(Task): Extract only the first line of the listing and every line after it up to and including the one with "700, 800, 900];". Omit the pictures.

(Provided data):

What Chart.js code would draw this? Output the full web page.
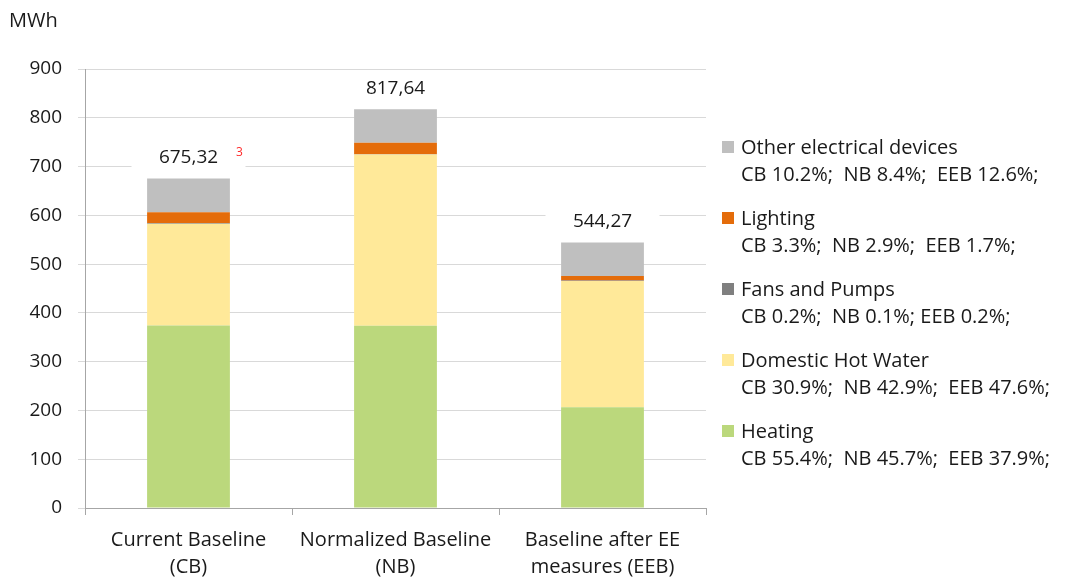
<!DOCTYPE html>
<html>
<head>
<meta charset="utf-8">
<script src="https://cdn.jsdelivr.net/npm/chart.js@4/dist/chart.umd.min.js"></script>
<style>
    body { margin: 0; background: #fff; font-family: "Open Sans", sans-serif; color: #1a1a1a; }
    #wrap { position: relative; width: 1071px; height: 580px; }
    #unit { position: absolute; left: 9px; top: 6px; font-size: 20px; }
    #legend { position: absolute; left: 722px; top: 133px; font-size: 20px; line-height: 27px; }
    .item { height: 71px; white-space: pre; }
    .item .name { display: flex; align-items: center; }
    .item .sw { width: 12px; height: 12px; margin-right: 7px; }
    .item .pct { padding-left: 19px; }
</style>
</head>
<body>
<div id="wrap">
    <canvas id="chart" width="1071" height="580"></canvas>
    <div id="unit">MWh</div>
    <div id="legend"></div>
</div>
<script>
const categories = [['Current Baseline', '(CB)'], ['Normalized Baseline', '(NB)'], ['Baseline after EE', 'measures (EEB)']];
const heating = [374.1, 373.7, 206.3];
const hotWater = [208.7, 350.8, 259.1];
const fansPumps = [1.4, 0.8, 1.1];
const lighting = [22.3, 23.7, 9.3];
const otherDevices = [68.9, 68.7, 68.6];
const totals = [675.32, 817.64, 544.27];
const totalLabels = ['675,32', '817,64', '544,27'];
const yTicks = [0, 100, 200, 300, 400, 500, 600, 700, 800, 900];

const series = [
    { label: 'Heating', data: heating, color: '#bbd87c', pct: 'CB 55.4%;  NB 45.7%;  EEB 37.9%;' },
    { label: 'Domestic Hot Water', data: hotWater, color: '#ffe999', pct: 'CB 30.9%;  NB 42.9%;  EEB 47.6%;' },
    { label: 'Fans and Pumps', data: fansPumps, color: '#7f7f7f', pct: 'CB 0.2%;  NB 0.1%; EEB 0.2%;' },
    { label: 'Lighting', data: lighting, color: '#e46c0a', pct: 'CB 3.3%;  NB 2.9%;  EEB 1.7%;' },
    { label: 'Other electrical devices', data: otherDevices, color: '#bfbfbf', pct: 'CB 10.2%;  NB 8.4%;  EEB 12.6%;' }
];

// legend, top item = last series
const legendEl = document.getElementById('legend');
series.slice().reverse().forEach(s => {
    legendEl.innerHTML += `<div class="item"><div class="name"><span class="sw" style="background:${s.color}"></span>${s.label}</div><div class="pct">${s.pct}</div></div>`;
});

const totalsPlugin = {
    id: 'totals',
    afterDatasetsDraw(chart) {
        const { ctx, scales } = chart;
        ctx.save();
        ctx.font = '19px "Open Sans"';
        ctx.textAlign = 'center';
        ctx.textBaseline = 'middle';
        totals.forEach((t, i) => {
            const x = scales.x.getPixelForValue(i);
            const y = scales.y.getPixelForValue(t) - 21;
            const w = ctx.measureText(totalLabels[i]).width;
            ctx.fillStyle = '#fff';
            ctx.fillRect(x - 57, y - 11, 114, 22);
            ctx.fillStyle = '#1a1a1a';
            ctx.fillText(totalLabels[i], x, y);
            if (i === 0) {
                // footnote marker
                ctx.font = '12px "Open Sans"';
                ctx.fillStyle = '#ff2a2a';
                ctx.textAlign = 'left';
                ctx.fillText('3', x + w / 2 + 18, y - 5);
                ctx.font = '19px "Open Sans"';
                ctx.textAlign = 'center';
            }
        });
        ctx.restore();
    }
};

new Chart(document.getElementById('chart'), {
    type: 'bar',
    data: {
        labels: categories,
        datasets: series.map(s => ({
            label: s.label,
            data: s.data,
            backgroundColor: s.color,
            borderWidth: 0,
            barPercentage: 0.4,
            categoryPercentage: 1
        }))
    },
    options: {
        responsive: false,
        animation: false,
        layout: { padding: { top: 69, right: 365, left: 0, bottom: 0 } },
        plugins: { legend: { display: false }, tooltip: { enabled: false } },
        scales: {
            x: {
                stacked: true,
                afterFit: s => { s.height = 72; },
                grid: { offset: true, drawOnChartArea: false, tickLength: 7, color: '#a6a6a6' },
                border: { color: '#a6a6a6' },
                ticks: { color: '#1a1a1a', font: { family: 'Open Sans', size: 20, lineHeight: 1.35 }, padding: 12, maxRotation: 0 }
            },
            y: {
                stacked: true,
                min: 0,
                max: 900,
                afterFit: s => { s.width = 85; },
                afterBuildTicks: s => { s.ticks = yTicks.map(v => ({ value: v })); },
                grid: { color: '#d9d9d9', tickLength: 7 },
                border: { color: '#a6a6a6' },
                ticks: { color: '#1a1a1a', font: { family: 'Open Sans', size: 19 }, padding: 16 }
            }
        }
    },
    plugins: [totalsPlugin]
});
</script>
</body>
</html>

(Response):
What Chart.js code would draw this? Output the full web page.
<!DOCTYPE html>
<html>
<head>
<meta charset="utf-8">
<script src="https://cdn.jsdelivr.net/npm/chart.js@4/dist/chart.umd.min.js"></script>
<style>
    body { margin: 0; background: #fff; font-family: "Open Sans", sans-serif; color: #1a1a1a; }
    #wrap { position: relative; width: 1071px; height: 580px; }
    #unit { position: absolute; left: 9px; top: 6px; font-size: 20px; }
    #legend { position: absolute; left: 722px; top: 133px; font-size: 20px; line-height: 27px; }
    .item { height: 71px; white-space: pre; }
    .item .name { display: flex; align-items: center; }
    .item .sw { width: 12px; height: 12px; margin-right: 7px; }
    .item .pct { padding-left: 19px; }
</style>
</head>
<body>
<div id="wrap">
    <canvas id="chart" width="1071" height="580"></canvas>
    <div id="unit">MWh</div>
    <div id="legend"></div>
</div>
<script>
const categories = [['Current Baseline', '(CB)'], ['Normalized Baseline', '(NB)'], ['Baseline after EE', 'measures (EEB)']];
const heating = [374.1, 373.7, 206.3];
const hotWater = [208.7, 350.8, 259.1];
const fansPumps = [1.4, 0.8, 1.1];
const lighting = [22.3, 23.7, 9.3];
const otherDevices = [68.9, 68.7, 68.6];
const totals = [675.32, 817.64, 544.27];
const totalLabels = ['675,32', '817,64', '544,27'];
const yTicks = [0, 100, 200, 300, 400, 500, 600, 700, 800, 900];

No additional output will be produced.